На системной необходимости консервативных революций построена идея социального проектирования. Мы рассчитываем на способность, склонность нашей цивилизации к генерированию социальных проектов. При этом жизнеспособный социальный проект возможен только как реализация традиционных органически присущих нашей цивилизации ценностей и архетипов.
Мы не считаем наши цивилизационные ценности и архетипы универсальными и одинаково пригодными для других культур и цивилизаций. Мы не видим смысла в задаче навязывать наши формы организации жизни и хозяйства иным цивилизациям. Мы полагаем, что кризис нынешней глобальной системы ведёт к очередной (не первой и не последней в истории человечества) деглобализации, в процессе которой сформируется несколько крупных экономических, политических и культурных цивилизационных агломераций - "мир-цивилизаций", которые с неизбежностью будут достаточно автономны и замкнуты и, естественно, будут отличаться своим государственным, политическим, хозяйственным и культурно-мировоззренческим устройством. Мы надеемся, что Большая Россия станет ядром одной из таких мир-цивилизаций. Иначе наша цивилизация перестанет существовать, будучи разорванной конкурирующими соседями. Сохранение нашей самобытной цивилизации - это единственный способ нашего выживания в кризисном мире как народа и государства. В этом, собственно, мы и видим смысл евразийской интеграции.

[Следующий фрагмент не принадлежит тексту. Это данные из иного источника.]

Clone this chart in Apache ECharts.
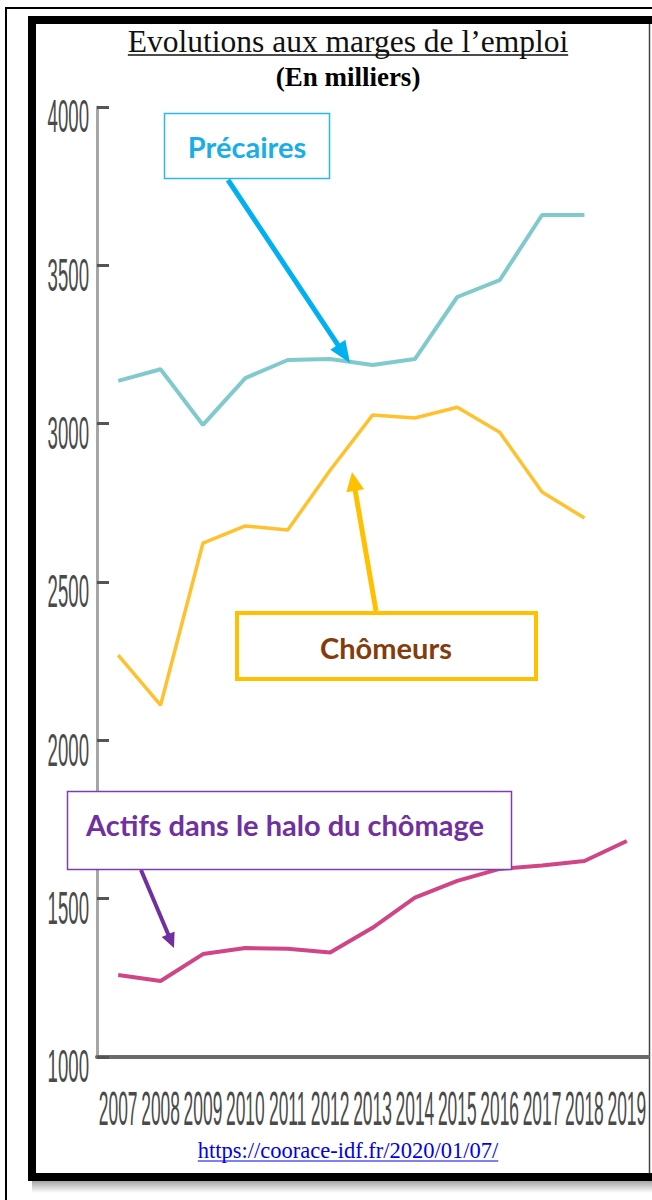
<!DOCTYPE html>
<html><head><meta charset="utf-8">
<script src="https://cdn.jsdelivr.net/npm/echarts@6/dist/echarts.min.js"></script>
<style>html,body{margin:0;padding:0;background:#fff}#c{width:652px;height:1200px}</style>
</head><body><div id="c"></div>
<script>
// ---- data ----
const years = ['2007','2008','2009','2010','2011','2012','2013','2014','2015','2016','2017','2018','2019'];
const precaires = [3135, 3172, 2996, 3144, 3201, 3204, 3185, 3204, 3400, 3453, 3659, 3659, null];
const chomeurs  = [2269, 2111, 2623, 2677, 2664, 2853, 3027, 3018, 3052, 2973, 2784, 2702, null];
const halo      = [1259, 1240, 1325, 1344, 1342, 1330, 1408, 1503, 1556, 1594, 1605, 1619, 1682];
const yTicks = [1000, 1500, 2000, 2500, 3000, 3500, 4000];
const yTickLabels = ['1000', '1500', '2000', '2500', '3000', '3500', '4000'];
const seriesNames = ['Précaires', 'Chômeurs', 'Actifs dans le halo du chômage'];
const titleText = 'Evolutions aux marges de l’emploi';
const subtitleText = '(En milliers)';
const sourceText = 'https://coorace-idf.fr/2020/01/07/';

// ---- chart ----
const chart = echarts.init(document.getElementById('c'), null, {renderer: 'svg', width: 652, height: 1200});
const option = {
  backgroundColor: '#fff',
  animation: false,
  grid: {left: 97, right: 4, top: 107, bottom: 143},
  xAxis: {
    type: 'category', data: years, boundaryGap: true,
    axisLine: {lineStyle: {color: '#6b6b6b', width: 4}},
    axisTick: {inside: true, length: 20, lineStyle: {color: '#5a5a5a', width: 2}},
    axisLabel: {show: false}, splitLine: {show: false}
  },
  yAxis: {
    type: 'value', min: 1000, max: 4000, interval: 500,
    axisLine: {show: true, lineStyle: {color: '#a6a6a6', width: 3}},
    axisTick: {show: true, inside: true, length: 12, lineStyle: {color: '#555', width: 3}},
    axisLabel: {show: false}, splitLine: {show: false}
  },
  series: [
    {name: seriesNames[0], type: 'line', data: precaires, showSymbol: false, z: 3,
     lineStyle: {color: '#80cace', width: 4}, itemStyle: {color: '#80cace'}},
    {name: seriesNames[1], type: 'line', data: chomeurs, showSymbol: false, z: 3,
     lineStyle: {color: '#ffc12e', width: 3.5}, itemStyle: {color: '#ffc12e'}},
    {name: seriesNames[2], type: 'line', data: halo, showSymbol: false, z: 3,
     lineStyle: {color: '#cf4585', width: 4}, itemStyle: {color: '#cf4585'}}
  ]
};
chart.setOption(option);

// ---- helpers ----
const mctx = document.createElement('canvas').getContext('2d');
function textWidth(str, font) { mctx.font = font; return mctx.measureText(str).width; }
function txt(str, x, y, font, fill, align, extra) {
  return Object.assign({type: 'text', x: x, y: y, z: 20,
    style: {text: str, font: font, fill: fill, align: align || 'center', verticalAlign: 'middle',
            textAlign: align || 'center', textVerticalAlign: 'middle'}}, extra || {});
}
function arrow(x1, y1, x2, y2, color, w, headLen, headHalf) {
  const dx = x2 - x1, dy = y2 - y1, L = Math.sqrt(dx * dx + dy * dy);
  const ux = dx / L, uy = dy / L;
  const bx = x2 - ux * headLen, by = y2 - uy * headLen;
  return [
    {type: 'line', z: 15, shape: {x1: x1, y1: y1, x2: bx + ux * 2, y2: by + uy * 2}, style: {stroke: color, lineWidth: w}},
    {type: 'polygon', z: 15, shape: {points: [[x2, y2], [bx - uy * headHalf, by + ux * headHalf], [bx + uy * headHalf, by - ux * headHalf]]},
     style: {fill: color}}
  ];
}

// ---- frame ----
const g = [];
g.push({type: 'rect', z: -20, shape: {x: 6, y: 8, width: 700, height: 1300}, style: {fill: '#fff', stroke: '#000', lineWidth: 2}});
g.push({type: 'rect', z: -19, shape: {x: 32, y: 1181, width: 700, height: 12},
  style: {fill: new echarts.graphic.LinearGradient(0, 0, 0, 1, [{offset: 0, color: 'rgba(0,0,0,0.35)'}, {offset: 1, color: 'rgba(0,0,0,0)'}])}});
g.push({type: 'rect', z: -18, shape: {x: 28, y: 16, width: 700, height: 1165}, style: {fill: '#000'}});
g.push({type: 'rect', z: -17, shape: {x: 36, y: 24, width: 700, height: 1149}, style: {fill: '#fff'}});
g.push({type: 'line', z: -16, shape: {x1: 649.5, y1: 24, x2: 649.5, y2: 1173}, style: {stroke: '#444', lineWidth: 1.5}});

// ---- titles ----
const titleFont = '31.5px "Liberation Serif", "Times New Roman", serif';
const tw = textWidth(titleText, titleFont);
g.push(txt(titleText, 348, 41, titleFont, '#111'));
g.push({type: 'line', z: 20, shape: {x1: 348 - tw / 2, y1: 55, x2: 348 + tw / 2, y2: 55}, style: {stroke: '#111', lineWidth: 1.5}});
g.push(txt(subtitleText, 348, 77, 'bold 27px "Liberation Serif", "Times New Roman", serif', '#000'));
const srcFont = '22.5px "Liberation Serif", "Times New Roman", serif';
const sw = textWidth(sourceText, srcFont);
g.push(txt(sourceText, 348, 1150, srcFont, '#0000ee'));
g.push({type: 'line', z: 20, shape: {x1: 348 - sw / 2, y1: 1161, x2: 348 + sw / 2, y2: 1161}, style: {stroke: '#0000ee', lineWidth: 1.2}});

// ---- tick labels (positions from the chart's own scales) ----
const tickFont = '20px "Liberation Sans", Arial, sans-serif';
const x0 = chart.convertToPixel({xAxisIndex: 0}, years[0]);
const x1 = chart.convertToPixel({xAxisIndex: 0}, years[1]);
const gridLeft = x0 - (x1 - x0) / 2;
const baseY = chart.convertToPixel({yAxisIndex: 0}, yTicks[0]);
years.forEach(function (yr) {
  const px = chart.convertToPixel({xAxisIndex: 0}, yr);
  g.push(txt(yr, px, baseY + 51, tickFont, '#4a4a4a', 'center', {scaleX: 0.87, scaleY: 2.4}));
});
yTicks.forEach(function (v, i) {
  const py = chart.convertToPixel({yAxisIndex: 0}, v);
  g.push(txt(yTickLabels[i], gridLeft - 8, py + 9, tickFont, '#4a4a4a', 'right', {scaleX: 0.93, scaleY: 2.3}));
});

// ---- annotations ----
const annFont = 'bold 29px Lato, "Open Sans", sans-serif';
g.push({type: 'rect', z: 18, shape: {x: 164.5, y: 113.5, width: 165, height: 65}, style: {fill: '#fff', stroke: '#2cb7ee', lineWidth: 1.5}});
g.push(txt(seriesNames[0], 247, 146, annFont, '#19aee8'));
g.push({type: 'rect', z: 18, shape: {x: 237, y: 613, width: 299, height: 66}, style: {fill: '#fff', stroke: '#ffc000', lineWidth: 4}});
g.push(txt(seriesNames[1], 386, 647, annFont, '#843c0c'));
g.push({type: 'rect', z: 18, shape: {x: 67.5, y: 791.5, width: 444, height: 78}, style: {fill: '#fff', stroke: '#7b3fb0', lineWidth: 1.5}});
g.push(txt(seriesNames[2], 86, 824, annFont, '#7030a0', 'left'));
arrow(228, 180, 350, 363, '#00b0f0', 5, 22, 9).forEach(function (e) { g.push(e); });
arrow(376, 611, 352, 472, '#ffc000', 5, 19, 9).forEach(function (e) { g.push(e); });
arrow(141, 870, 174, 948, '#7030a0', 4, 15, 7).forEach(function (e) { g.push(e); });

chart.setOption({graphic: {elements: g}});
</script>
</body></html>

Это пунктир. Однако этого явно недостаточно для того, чтобы сформулировать развёрнутую операбельную консервативную идеологию. Идеологию русской консервативной революции, которую мы считаем глубоко назревшей. В том числе и для того, чтобы не допустить катастрофической революции снизу. И "сбоку". В контексте нашего исторического опыта ещё раз повторим: наличие у внешнего противника воли и желания разрушить нашу страну не является оправданием для нашего исторического поражения.